Tunnel Vision and Blind Spots: What the Past Tells Us About the Present; Reflections on the Twentieth-Century History of American Librarianship
by Elizabeth Lieutenant
Wiegand, W. A. (1999). Tunnel vision and blind spots: What the past tells us about the present; reflections on the Twentieth-Century history of American librarianship. The Library Quarterly, 69(1), 1–32.
Wiegand chronicles the state of librarianship from the late nineteenth-century through the end of the twentieth-century, revealing the profession’s lack of comprehensive self-study and concern with its personal status and power over the outcomes of its position and practice. Due to this dearth in the LIS literature, Wiegand concludes that LIS lacks an understanding of its role and function in society, leaving it exposed to perpetuating past mistakes through its present actions and future plans. Wiegand calls on the profession to undertake comprehensive critical analyses of its past so it may overcome its historically weak and unjust practices, further understand the profession, the social environment in which it functions, assess the social outcomes it purportedly seeks to support, and move beyond the externally- and self-imposed limits on its practices.
Wiegand’s question “How can the school and academic library communities possibly articulate policy and plan for their future without knowing what they have done well and poorly in the past?” reminded me of a brief exchange I had with someone over the summer (p. 23). I had scoffed at the generally outdated knowledge that is communicated in a particular environment that I share with this person, an environment that focuses its study on outdated technologies, systems, and practices, an environment where thoughts of what the future may hold and how we, as new professionals, can help shape that future are only considered if validated by the expert opinions of perceived professional authorities. In turn, I was cautioned that one requires a firm understanding of our past in order to assess the current state of our profession and build a new future that may succeed. While I agree with that perspective, I find that our study of librarianship reinforces the blind spots and tunnel vision that Wiegand discusses. We privilege reproduction and adoption over creation and adaptation.

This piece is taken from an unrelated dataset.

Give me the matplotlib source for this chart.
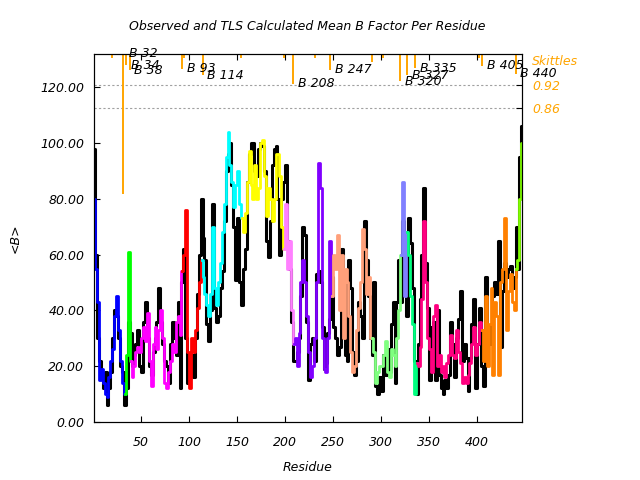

Although impassioned, Wiegand’s clarion call to the profession shows as level of desperation and defeatism. He acknowledges the impossibility of forming a prescribed set of practices that can be applied universally (both in location and time) to those elements of librarianship that are and should be locally determined by one’s particular organizational and social contexts, while also acknowledging the need for a comprehensive analysis of the role and impact of libraries in society. Yet this broad-based analysis has the potential to further tether us to the past and its “best practices,” thus continuing the cultural reproduction and assimilation to hegemonic forces that Wiegand finds so troubling. Critique is needed, yes, but with a profession seemly so reluctant to do so, this approach could do more harm than good.
Even when reviewing what broadly binds our profession together, our values, codes, credentials, and standards, remnants of the “gendered, class, age, occupational, ethnic, and homophobic blind spots marking so much of our past” still exist (p. 26). With so much of our profession static , its continued acquiescence to power and focus on “character, expertise, institution, and authority” being two prime examples, it’s no wonder that Wiegand seems pessimistic in our collective ability to overcome our past. It is an immense, but not insurmountable, task, one that can be accomplished through adaptation, not to the corporate and government interests that we have often aimed to appease, but by learning from our past successes and mistakes. As Wiegand concludes, there’s a need to resist this inculcation and socialization into a professional culture and practice that we, not just our profession but society itself, have such a limited understanding of.
Question for future exploration:
- How does our status as professionals perpetuate power imbalances between librarians and the communities they work with? Are these isolationist tendencies primarily a result of our professional status, a desire to emulate hegemonic forces, or homogeneity in the profession?